··· DATASET SECTION ···
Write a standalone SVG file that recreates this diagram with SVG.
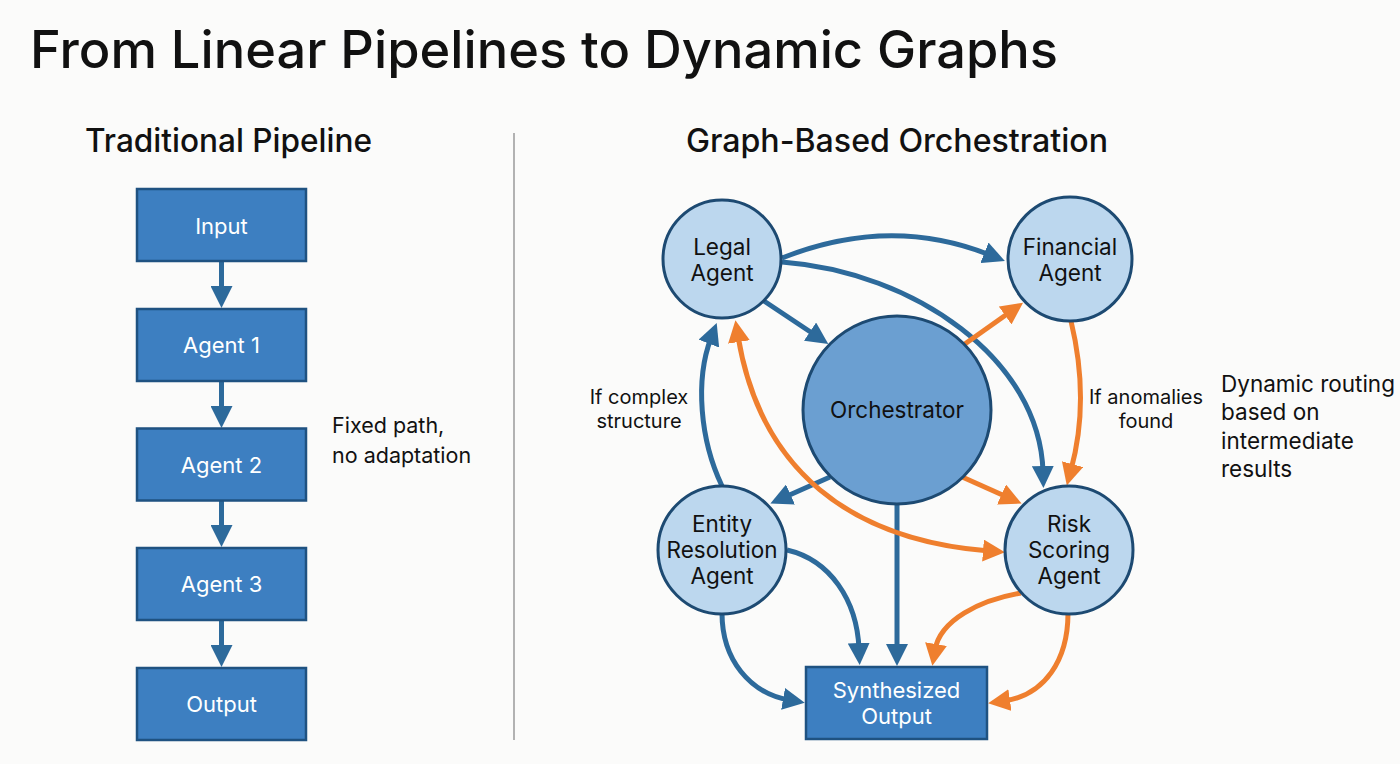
<svg xmlns="http://www.w3.org/2000/svg" width="1400" height="764" viewBox="0 0 1400 764">
  <style>
    text { font-family: Inter, "Liberation Sans", sans-serif; fill: #111; }
    .title { font-size: 52px; font-weight: 500; }
    .sub { font-size: 32px; font-weight: 500; }
    .box { fill: #3d7fc1; stroke: #1f5281; stroke-width: 2.5; }
    .btxt { fill: #ffffff; font-size: 22px; text-anchor: middle; }
    .node { fill: #bcd7ee; stroke: #1d4a72; stroke-width: 3; }
    .orch { fill: #6b9fd1; stroke: #1d4a72; stroke-width: 3; }
    .ntxt { font-size: 22.5px; text-anchor: middle; }
    .lbl { font-size: 20px; }
    .note { font-size: 21.5px; }
    .side { font-size: 22.5px; }
    .blue { fill: none; stroke: #2d6a9b; stroke-width: 5; }
    .orange { fill: none; stroke: #ef7f2e; stroke-width: 5; }
  </style>
  <defs>
    <marker id="ab" viewBox="0 0 22 22" refX="6" refY="11" markerWidth="22" markerHeight="22" markerUnits="userSpaceOnUse" orient="auto-start-reverse">
      <path d="M0,0 L22,11 L0,22 z" fill="#2d6a9b"/>
    </marker>
    <marker id="ao" viewBox="0 0 22 22" refX="6" refY="11" markerWidth="22" markerHeight="22" markerUnits="userSpaceOnUse" orient="auto-start-reverse">
      <path d="M0,0 L22,11 L0,22 z" fill="#ef7f2e"/>
    </marker>
  </defs>
  <rect width="1400" height="764" fill="#fbfbfa"/>

  <text class="title" x="30" y="68" textLength="1028" lengthAdjust="spacingAndGlyphs">From Linear Pipelines to Dynamic Graphs</text>
  <text class="sub" x="85" y="152" textLength="287" lengthAdjust="spacingAndGlyphs">Traditional Pipeline</text>
  <text class="sub" x="686" y="152" textLength="422" lengthAdjust="spacingAndGlyphs">Graph-Based Orchestration</text>
  <line x1="514" y1="133" x2="514" y2="740" stroke="#9a9a9a" stroke-width="1.5"/>

  <g id="connectors">
    <line class="blue" x1="221.5" y1="261" x2="221.5" y2="292" marker-end="url(#ab)"/>
    <line class="blue" x1="221.5" y1="381" x2="221.5" y2="412" marker-end="url(#ab)"/>
    <line class="blue" x1="221.5" y1="500" x2="221.5" y2="531" marker-end="url(#ab)"/>
    <line class="blue" x1="221.5" y1="620" x2="221.5" y2="651" marker-end="url(#ab)"/>

    <path class="blue" d="M782,258 Q890,215 990,255" marker-end="url(#ab)"/>
    <path class="blue" d="M782,262 C915,272 1040,360 1043,472" marker-end="url(#ab)"/>
    <path class="blue" d="M764,301 L815,335" marker-end="url(#ab)"/>
    <path class="orange" d="M962,346 L1010,312" marker-end="url(#ao)"/>
    <path class="orange" d="M1071,321 Q1090,400 1071,470" marker-end="url(#ao)"/>
    <path class="orange" d="M960,476 L1007,497" marker-end="url(#ao)"/>
    <path class="blue" d="M830,477 L785,497" marker-end="url(#ab)"/>
    <path class="blue" d="M897,504 L897,650" marker-end="url(#ab)"/>
    <path class="blue" d="M722,486 C700,440 695,380 711,338" marker-end="url(#ab)"/>
    <path class="orange" d="M738,336 C760,470 850,540 989,551" marker-start="url(#ao)" marker-end="url(#ao)"/>
    <path class="blue" d="M787,550 C830,560 857,600 859,649" marker-end="url(#ab)"/>
    <path class="blue" d="M722,613 C722,660 750,693 789,700" marker-end="url(#ab)"/>
    <path class="orange" d="M1021,593 C980,600 940,620 935,650" marker-end="url(#ao)"/>
    <path class="orange" d="M1068,613 C1068,660 1045,695 1004,701" marker-end="url(#ao)"/>
  </g>

  <g id="input"><rect class="box" x="137" y="189" width="169" height="72"/><text class="btxt" x="221.5" y="233.5">Input</text></g>
  <g id="agent1"><rect class="box" x="137" y="309" width="169" height="72"/><text class="btxt" x="221.5" y="353">Agent 1</text></g>
  <g id="agent2"><rect class="box" x="137" y="428.5" width="169" height="72"/><text class="btxt" x="221.5" y="473">Agent 2</text></g>
  <g id="agent3"><rect class="box" x="137" y="548" width="169" height="72"/><text class="btxt" x="221.5" y="592">Agent 3</text></g>
  <g id="output"><rect class="box" x="137" y="668" width="169" height="72"/><text class="btxt" x="221.5" y="712">Output</text></g>

  <g id="fixed-note"><text class="note" x="332" y="433">Fixed path,</text><text class="note" x="332" y="463">no adaptation</text></g>

  <g id="legal"><circle class="node" cx="722" cy="259" r="59"/><text class="ntxt" x="722" y="255">Legal</text><text class="ntxt" x="722" y="281">Agent</text></g>
  <g id="financial"><circle class="node" cx="1070" cy="259" r="62"/><text class="ntxt" x="1070" y="255">Financial</text><text class="ntxt" x="1070" y="281">Agent</text></g>
  <g id="orchestrator"><circle class="orch" cx="897" cy="410" r="94"/><text class="ntxt" x="897" y="418">Orchestrator</text></g>
  <g id="entity"><circle class="node" cx="722" cy="550" r="64"/><text class="ntxt" x="722" y="532">Entity</text><text class="ntxt" x="722" y="558">Resolution</text><text class="ntxt" x="722" y="584">Agent</text></g>
  <g id="risk"><circle class="node" cx="1069" cy="550" r="64"/><text class="ntxt" x="1069" y="532">Risk</text><text class="ntxt" x="1069" y="558">Scoring</text><text class="ntxt" x="1069" y="584">Agent</text></g>
  <g id="synth"><rect class="box" x="806" y="667" width="181" height="72"/><text class="btxt" x="896.5" y="698">Synthesized</text><text class="btxt" x="896.5" y="724">Output</text></g>

  <g id="labels">
    <text class="lbl" x="639" y="404" text-anchor="middle">If complex</text>
    <text class="lbl" x="639" y="428" text-anchor="middle">structure</text>
    <text class="lbl" x="1146" y="404" text-anchor="middle">If anomalies</text>
    <text class="lbl" x="1146" y="428" text-anchor="middle">found</text>
    <text class="side" x="1221" y="392">Dynamic routing</text>
    <text class="side" x="1221" y="420">based on</text>
    <text class="side" x="1221" y="449">intermediate</text>
    <text class="side" x="1221" y="477">results</text>
  </g>
</svg>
···
▶ SET EXERCISE
Repeat the data exactly, without the pictures.

▶ FINISHED TASK
Write a standalone SVG file that recreates this diagram with SVG.
<svg xmlns="http://www.w3.org/2000/svg" width="1400" height="764" viewBox="0 0 1400 764">
  <style>
    text { font-family: Inter, "Liberation Sans", sans-serif; fill: #111; }
    .title { font-size: 52px; font-weight: 500; }
    .sub { font-size: 32px; font-weight: 500; }
    .box { fill: #3d7fc1; stroke: #1f5281; stroke-width: 2.5; }
    .btxt { fill: #ffffff; font-size: 22px; text-anchor: middle; }
    .node { fill: #bcd7ee; stroke: #1d4a72; stroke-width: 3; }
    .orch { fill: #6b9fd1; stroke: #1d4a72; stroke-width: 3; }
    .ntxt { font-size: 22.5px; text-anchor: middle; }
    .lbl { font-size: 20px; }
    .note { font-size: 21.5px; }
    .side { font-size: 22.5px; }
    .blue { fill: none; stroke: #2d6a9b; stroke-width: 5; }
    .orange { fill: none; stroke: #ef7f2e; stroke-width: 5; }
  </style>
  <defs>
    <marker id="ab" viewBox="0 0 22 22" refX="6" refY="11" markerWidth="22" markerHeight="22" markerUnits="userSpaceOnUse" orient="auto-start-reverse">
      <path d="M0,0 L22,11 L0,22 z" fill="#2d6a9b"/>
    </marker>
    <marker id="ao" viewBox="0 0 22 22" refX="6" refY="11" markerWidth="22" markerHeight="22" markerUnits="userSpaceOnUse" orient="auto-start-reverse">
      <path d="M0,0 L22,11 L0,22 z" fill="#ef7f2e"/>
    </marker>
  </defs>
  <rect width="1400" height="764" fill="#fbfbfa"/>

  <text class="title" x="30" y="68" textLength="1028" lengthAdjust="spacingAndGlyphs">From Linear Pipelines to Dynamic Graphs</text>
  <text class="sub" x="85" y="152" textLength="287" lengthAdjust="spacingAndGlyphs">Traditional Pipeline</text>
  <text class="sub" x="686" y="152" textLength="422" lengthAdjust="spacingAndGlyphs">Graph-Based Orchestration</text>
  <line x1="514" y1="133" x2="514" y2="740" stroke="#9a9a9a" stroke-width="1.5"/>

  <g id="connectors">
    <line class="blue" x1="221.5" y1="261" x2="221.5" y2="292" marker-end="url(#ab)"/>
    <line class="blue" x1="221.5" y1="381" x2="221.5" y2="412" marker-end="url(#ab)"/>
    <line class="blue" x1="221.5" y1="500" x2="221.5" y2="531" marker-end="url(#ab)"/>
    <line class="blue" x1="221.5" y1="620" x2="221.5" y2="651" marker-end="url(#ab)"/>

    <path class="blue" d="M782,258 Q890,215 990,255" marker-end="url(#ab)"/>
    <path class="blue" d="M782,262 C915,272 1040,360 1043,472" marker-end="url(#ab)"/>
    <path class="blue" d="M764,301 L815,335" marker-end="url(#ab)"/>
    <path class="orange" d="M962,346 L1010,312" marker-end="url(#ao)"/>
    <path class="orange" d="M1071,321 Q1090,400 1071,470" marker-end="url(#ao)"/>
    <path class="orange" d="M960,476 L1007,497" marker-end="url(#ao)"/>
    <path class="blue" d="M830,477 L785,497" marker-end="url(#ab)"/>
    <path class="blue" d="M897,504 L897,650" marker-end="url(#ab)"/>
    <path class="blue" d="M722,486 C700,440 695,380 711,338" marker-end="url(#ab)"/>
    <path class="orange" d="M738,336 C760,470 850,540 989,551" marker-start="url(#ao)" marker-end="url(#ao)"/>
    <path class="blue" d="M787,550 C830,560 857,600 859,649" marker-end="url(#ab)"/>
    <path class="blue" d="M722,613 C722,660 750,693 789,700" marker-end="url(#ab)"/>
    <path class="orange" d="M1021,593 C980,600 940,620 935,650" marker-end="url(#ao)"/>
    <path class="orange" d="M1068,613 C1068,660 1045,695 1004,701" marker-end="url(#ao)"/>
  </g>

  <g id="input"><rect class="box" x="137" y="189" width="169" height="72"/><text class="btxt" x="221.5" y="233.5">Input</text></g>
  <g id="agent1"><rect class="box" x="137" y="309" width="169" height="72"/><text class="btxt" x="221.5" y="353">Agent 1</text></g>
  <g id="agent2"><rect class="box" x="137" y="428.5" width="169" height="72"/><text class="btxt" x="221.5" y="473">Agent 2</text></g>
  <g id="agent3"><rect class="box" x="137" y="548" width="169" height="72"/><text class="btxt" x="221.5" y="592">Agent 3</text></g>
  <g id="output"><rect class="box" x="137" y="668" width="169" height="72"/><text class="btxt" x="221.5" y="712">Output</text></g>

  <g id="fixed-note"><text class="note" x="332" y="433">Fixed path,</text><text class="note" x="332" y="463">no adaptation</text></g>

  <g id="legal"><circle class="node" cx="722" cy="259" r="59"/><text class="ntxt" x="722" y="255">Legal</text><text class="ntxt" x="722" y="281">Agent</text></g>
  <g id="financial"><circle class="node" cx="1070" cy="259" r="62"/><text class="ntxt" x="1070" y="255">Financial</text><text class="ntxt" x="1070" y="281">Agent</text></g>
  <g id="orchestrator"><circle class="orch" cx="897" cy="410" r="94"/><text class="ntxt" x="897" y="418">Orchestrator</text></g>
  <g id="entity"><circle class="node" cx="722" cy="550" r="64"/><text class="ntxt" x="722" y="532">Entity</text><text class="ntxt" x="722" y="558">Resolution</text><text class="ntxt" x="722" y="584">Agent</text></g>
  <g id="risk"><circle class="node" cx="1069" cy="550" r="64"/><text class="ntxt" x="1069" y="532">Risk</text><text class="ntxt" x="1069" y="558">Scoring</text><text class="ntxt" x="1069" y="584">Agent</text></g>
  <g id="synth"><rect class="box" x="806" y="667" width="181" height="72"/><text class="btxt" x="896.5" y="698">Synthesized</text><text class="btxt" x="896.5" y="724">Output</text></g>

  <g id="labels">
    <text class="lbl" x="639" y="404" text-anchor="middle">If complex</text>
    <text class="lbl" x="639" y="428" text-anchor="middle">structure</text>
    <text class="lbl" x="1146" y="404" text-anchor="middle">If anomalies</text>
    <text class="lbl" x="1146" y="428" text-anchor="middle">found</text>
    <text class="side" x="1221" y="392">Dynamic routing</text>
    <text class="side" x="1221" y="420">based on</text>
    <text class="side" x="1221" y="449">intermediate</text>
    <text class="side" x="1221" y="477">results</text>
  </g>
</svg>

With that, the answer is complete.